[tex]y'=(t+y)^2-1[/tex]
Substitute [tex]u=t+y[/tex], so that [tex]u'=y'[/tex], and
[tex]u'=u^2-1[/tex]
which is separable as
[tex]\dfrac{u'}{u^2-1}=1[/tex]
Integrate both sides with respect to [tex]t[/tex]. For the integral on the left, first split into partial fractions:
[tex]\dfrac{u'}2\left(\frac1{u-1}-\frac1{u+1}\right)=1[/tex]
[tex]\displaystyle\int\frac{u'}2\left(\frac1{u-1}-\frac1{u+1}\right)\,\mathrm dt=\int\mathrm dt[/tex]
[tex]\dfrac12(\ln|u-1|-\ln|u+1|)=t+C[/tex]
Solve for [tex]u[/tex]:
[tex]\dfrac12\ln\left|\dfrac{u-1}{u+1}\right|=t+C[/tex]

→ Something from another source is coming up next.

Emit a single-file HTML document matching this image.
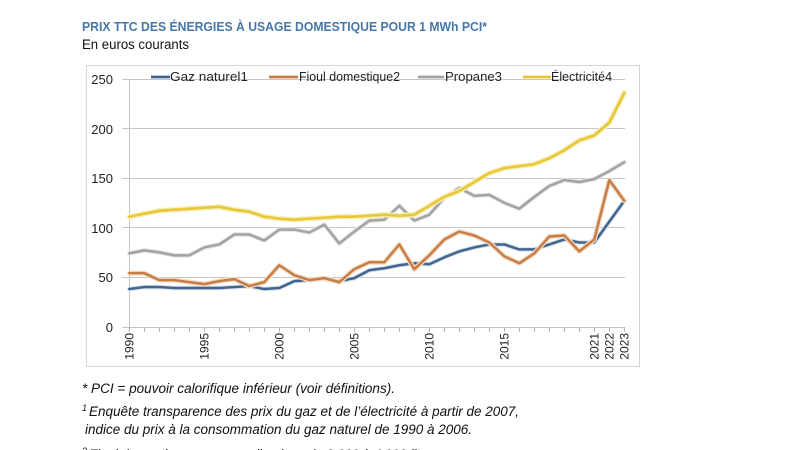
<!DOCTYPE html>
<html><head><meta charset="utf-8"><style>
html,body{margin:0;padding:0;background:#fff;}
svg{display:block;}
</style></head><body>
<svg width="800" height="450" viewBox="0 0 800 450" xmlns="http://www.w3.org/2000/svg" font-family="Liberation Sans, sans-serif">
<rect width="800" height="450" fill="#fff"/>
<text x="82" y="31" font-size="12.5" font-weight="bold" fill="#4677a8" textLength="405" lengthAdjust="spacingAndGlyphs">PRIX TTC DES ÉNERGIES À USAGE DOMESTIQUE POUR 1 MWh PCI*</text>
<text x="82" y="49" font-size="13.5" fill="#111" textLength="107" lengthAdjust="spacingAndGlyphs">En euros courants</text>
<rect x="86.5" y="65.5" width="553" height="301" fill="none" stroke="#d4d4d4" stroke-width="1"/>
<g stroke="#c6c6c6" stroke-width="1">
<line x1="122" y1="79.5" x2="625" y2="79.5"/>
<line x1="122" y1="128.5" x2="625" y2="128.5"/>
<line x1="122" y1="178.5" x2="625" y2="178.5"/>
<line x1="122" y1="227.5" x2="625" y2="227.5"/>
<line x1="122" y1="277.5" x2="625" y2="277.5"/>
<line x1="122" y1="327.5" x2="625" y2="327.5"/>
<line x1="129.5" y1="79" x2="129.5" y2="327"/>
</g>
<g stroke="#b5b5b5" stroke-width="1">
<path d="M129.5 327v5M144.5 327v5M159.5 327v5M174.5 327v5M189.5 327v5M204.5 327v5M219.5 327v5M234.5 327v5M249.5 327v5M264.5 327v5M279.5 327v5M294.5 327v5M309.5 327v5M324.5 327v5M339.5 327v5M354.5 327v5M369.5 327v5M384.5 327v5M399.5 327v5M414.5 327v5M429.5 327v5M444.5 327v5M459.5 327v5M474.5 327v5M489.5 327v5M504.5 327v5M519.5 327v5M534.5 327v5M549.5 327v5M564.5 327v5M579.5 327v5M594.5 327v5M609.5 327v5M624.5 327v5"/>
</g>
<g font-size="13" fill="#222" text-anchor="end">
<text x="113" y="84">250</text>
<text x="113" y="134">200</text>
<text x="113" y="183">150</text>
<text x="113" y="233">100</text>
<text x="113" y="282">50</text>
<text x="113" y="332">0</text>
</g>
<g font-size="12" fill="#222" text-anchor="end">
<text transform="translate(133.5,333) rotate(-90)">1990</text>
<text transform="translate(208.5,333) rotate(-90)">1995</text>
<text transform="translate(283.5,333) rotate(-90)">2000</text>
<text transform="translate(358.5,333) rotate(-90)">2005</text>
<text transform="translate(433.5,333) rotate(-90)">2010</text>
<text transform="translate(508.5,333) rotate(-90)">2015</text>
<text transform="translate(598.5,333) rotate(-90)">2021</text>
<text transform="translate(613.5,333) rotate(-90)">2022</text>
<text transform="translate(628.5,333) rotate(-90)">2023</text>
</g>
<g transform="translate(129.3,326.7) scale(15,-0.991)" fill="none" stroke-linejoin="round" stroke-linecap="round">
<polyline vector-effect="non-scaling-stroke" stroke="#d6e0ec" stroke-width="4.5" points="0,38 1,40 2,40 3,39 4,39 5,39 6,39 7,40 8,41 9,38 10,39 11,46 12,47 13,48 14,46 15,49 16,57 17,59 18,62 19,64 20,63 21,70 22,76 23,80 24,83 25,83 26,78 27,78 28,83 29,88 30,85 31,85 32,106 33,127"/>
<polyline vector-effect="non-scaling-stroke" stroke="#41658f" stroke-width="2.5" points="0,38 1,40 2,40 3,39 4,39 5,39 6,39 7,40 8,41 9,38 10,39 11,46 12,47 13,48 14,46 15,49 16,57 17,59 18,62 19,64 20,63 21,70 22,76 23,80 24,83 25,83 26,78 27,78 28,83 29,88 30,85 31,85 32,106 33,127"/>
<polyline vector-effect="non-scaling-stroke" stroke="#f6dcc4" stroke-width="5" points="0,54 1,54 2,47 3,47 4,45 5,43 6,46 7,48 8,41 9,45 10,62 11,52 12,47 13,49 14,45 15,58 16,65 17,65 18,83 19,58 20,72 21,88 22,96 23,92 24,85 25,71 26,64 27,74 28,91 29,92 30,76 31,88 32,148 33,127"/>
<polyline vector-effect="non-scaling-stroke" stroke="#c57e48" stroke-width="2.5" points="0,54 1,54 2,47 3,47 4,45 5,43 6,46 7,48 8,41 9,45 10,62 11,52 12,47 13,49 14,45 15,58 16,65 17,65 18,83 19,58 20,72 21,88 22,96 23,92 24,85 25,71 26,64 27,74 28,91 29,92 30,76 31,88 32,148 33,127"/>
<polyline vector-effect="non-scaling-stroke" stroke="#e4e4e4" stroke-width="4.5" points="0,74 1,77 2,75 3,72 4,72 5,80 6,83 7,93 8,93 9,87 10,98 11,98 12,95 13,103 14,84 15,96 16,107 17,108 18,122 19,107 20,113 21,130 22,140 23,132 24,133 25,125 26,119 27,131 28,142 29,148 30,146 31,149 32,157 33,166"/>
<polyline vector-effect="non-scaling-stroke" stroke="#a3a3a3" stroke-width="2.5" points="0,74 1,77 2,75 3,72 4,72 5,80 6,83 7,93 8,93 9,87 10,98 11,98 12,95 13,103 14,84 15,96 16,107 17,108 18,122 19,107 20,113 21,130 22,140 23,132 24,133 25,125 26,119 27,131 28,142 29,148 30,146 31,149 32,157 33,166"/>
<polyline vector-effect="non-scaling-stroke" stroke="#f8f0bc" stroke-width="5.5" points="0,111 1,114 2,117 3,118 4,119 5,120 6,121 7,118 8,116 9,111 10,109 11,108 12,109 13,110 14,111 15,111 16,112 17,113 18,112 19,113 20,122 21,131 22,137 23,146 24,155 25,160 26,162 27,164 28,170 29,178 30,188 31,193 32,206 33,236"/>
<polyline vector-effect="non-scaling-stroke" stroke="#e9c73a" stroke-width="2.7" points="0,111 1,114 2,117 3,118 4,119 5,120 6,121 7,118 8,116 9,111 10,109 11,108 12,109 13,110 14,111 15,111 16,112 17,113 18,112 19,113 20,122 21,131 22,137 23,146 24,155 25,160 26,162 27,164 28,170 29,178 30,188 31,193 32,206 33,236"/>
</g>
<g stroke-width="2.8" stroke-linecap="butt">
<line x1="151" y1="77" x2="170" y2="77" stroke="#41658f"/>
<line x1="269" y1="77" x2="298" y2="77" stroke="#c57e48"/>
<line x1="418" y1="77" x2="444" y2="77" stroke="#a3a3a3"/>
<line x1="523" y1="77" x2="551" y2="77" stroke="#e9c73a"/>
</g>
<g font-size="13" fill="#222">
<text x="170" y="81" textLength="78" lengthAdjust="spacingAndGlyphs">Gaz naturel1</text>
<text x="299" y="81" textLength="101" lengthAdjust="spacingAndGlyphs">Fioul domestique2</text>
<text x="445" y="81" textLength="57" lengthAdjust="spacingAndGlyphs">Propane3</text>
<text x="551" y="81" textLength="61" lengthAdjust="spacingAndGlyphs">Électricité4</text>
</g>
<g font-size="13.5" font-style="italic" fill="#111">
<text x="82" y="393" textLength="313" lengthAdjust="spacingAndGlyphs">* PCI = pouvoir calorifique inférieur (voir définitions).</text>
<text x="82" y="411" font-size="9">1</text>
<text x="89" y="416" textLength="430" lengthAdjust="spacingAndGlyphs">Enquête transparence des prix du gaz et de l’électricité à partir de 2007,</text>
<text x="85" y="434" textLength="387" lengthAdjust="spacingAndGlyphs">indice du prix à la consommation du gaz naturel de 1990 à 2006.</text>
<text x="82" y="454" font-size="9">2</text>
<text x="89" y="459" textLength="353" lengthAdjust="spacingAndGlyphs">Fioul domestique : pour une livraison de 2 000 à 4 999 litres.</text>
</g>
</svg>
</body></html>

[tex]\ln\left|1-\dfrac2{u+1}\right|=2t+C[/tex]
[tex]1-\dfrac2{u+1}=e^{2t+C}=Ce^{2t}[/tex]
[tex]\dfrac2{u+1}=1-Ce^{2t}[/tex]
[tex]\dfrac{u+1}2=\dfrac1{1-Ce^{2t}}[/tex]
[tex]u=\dfrac2{1-Ce^{2t}}-1[/tex]
Replace [tex]u[/tex] and solve for [tex]y[/tex]:
[tex]t+y=\dfrac2{1-Ce^{2t}}-1[/tex]
[tex]y=\dfrac2{1-Ce^{2t}}-1-t[/tex]
Now use the given initial condition to solve for [tex]C[/tex]:
[tex]y(3)=4\implies4=\dfrac2{1-Ce^6}-1-3\implies C=\dfrac3{4e^6}[/tex]
so that the particular solution is
[tex]y=\dfrac2{1-\frac34e^{2t-6}}-1-t=\boxed{\dfrac8{4-3e^{2t-6}}-1-t}[/tex]